• Given data:
::::::::::

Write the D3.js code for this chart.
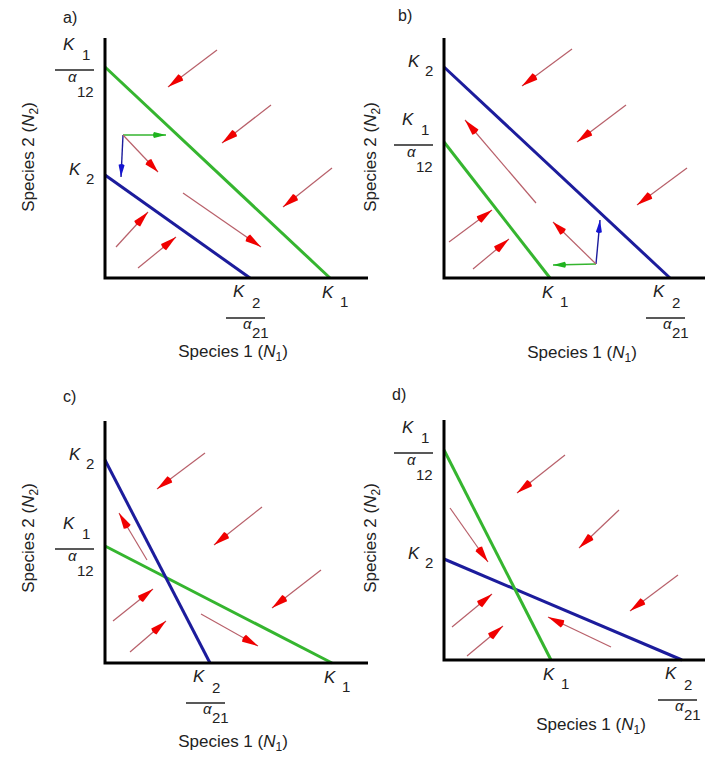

::::::::::

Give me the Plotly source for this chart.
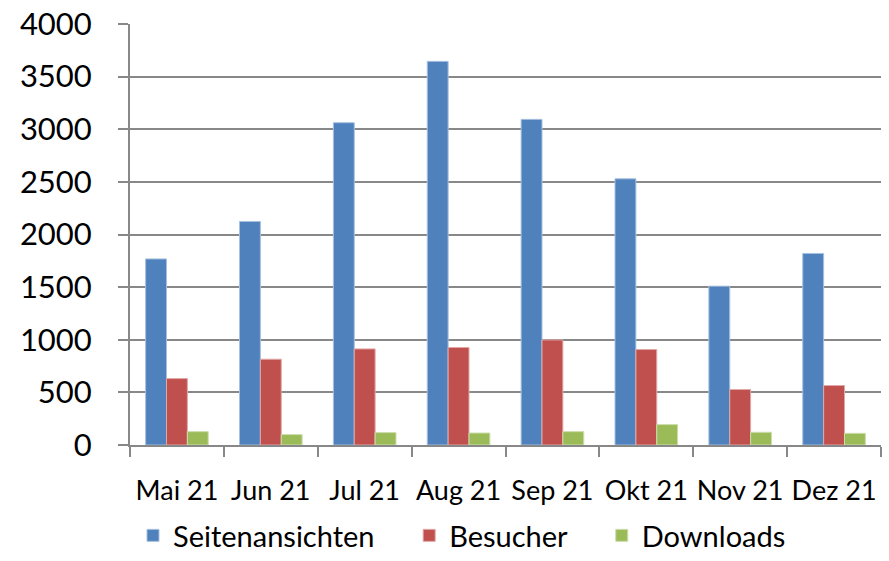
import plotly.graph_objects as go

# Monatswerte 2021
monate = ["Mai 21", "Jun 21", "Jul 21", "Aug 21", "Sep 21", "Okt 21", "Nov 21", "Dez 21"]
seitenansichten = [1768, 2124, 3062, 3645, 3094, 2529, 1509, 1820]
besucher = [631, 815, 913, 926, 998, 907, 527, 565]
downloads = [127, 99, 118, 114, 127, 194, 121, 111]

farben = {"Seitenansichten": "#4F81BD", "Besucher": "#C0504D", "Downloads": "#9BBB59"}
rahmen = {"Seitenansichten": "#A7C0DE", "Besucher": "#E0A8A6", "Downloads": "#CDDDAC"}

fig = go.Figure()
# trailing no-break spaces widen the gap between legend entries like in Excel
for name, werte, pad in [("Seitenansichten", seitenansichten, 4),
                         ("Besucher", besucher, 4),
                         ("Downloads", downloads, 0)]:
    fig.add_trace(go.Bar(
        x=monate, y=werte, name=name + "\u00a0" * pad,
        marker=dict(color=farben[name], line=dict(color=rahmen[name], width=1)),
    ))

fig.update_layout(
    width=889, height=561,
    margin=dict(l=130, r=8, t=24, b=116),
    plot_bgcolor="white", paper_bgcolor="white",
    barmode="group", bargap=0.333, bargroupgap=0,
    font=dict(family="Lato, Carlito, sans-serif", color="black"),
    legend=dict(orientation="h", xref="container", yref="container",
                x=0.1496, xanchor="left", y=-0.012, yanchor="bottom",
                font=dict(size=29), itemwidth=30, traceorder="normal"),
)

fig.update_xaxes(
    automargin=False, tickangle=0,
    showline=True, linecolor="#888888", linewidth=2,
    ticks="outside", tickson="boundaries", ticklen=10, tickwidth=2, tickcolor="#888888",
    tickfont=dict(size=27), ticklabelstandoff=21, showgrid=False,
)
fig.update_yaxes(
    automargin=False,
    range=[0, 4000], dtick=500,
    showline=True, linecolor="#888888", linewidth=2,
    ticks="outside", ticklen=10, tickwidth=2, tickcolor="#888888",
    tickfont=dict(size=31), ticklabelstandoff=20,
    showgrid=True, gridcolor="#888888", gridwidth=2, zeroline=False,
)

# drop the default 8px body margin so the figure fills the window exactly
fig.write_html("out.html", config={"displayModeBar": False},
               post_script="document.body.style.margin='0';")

::::::::::

• Work to complete: Copy out, exactly, every line from the one that contains "Give me the Plotly source for this chart." through the one that contains "import plotly.graph_objects as go". Pictures stay out of the copy.

• Task response:
Give me the Plotly source for this chart.
import plotly.graph_objects as go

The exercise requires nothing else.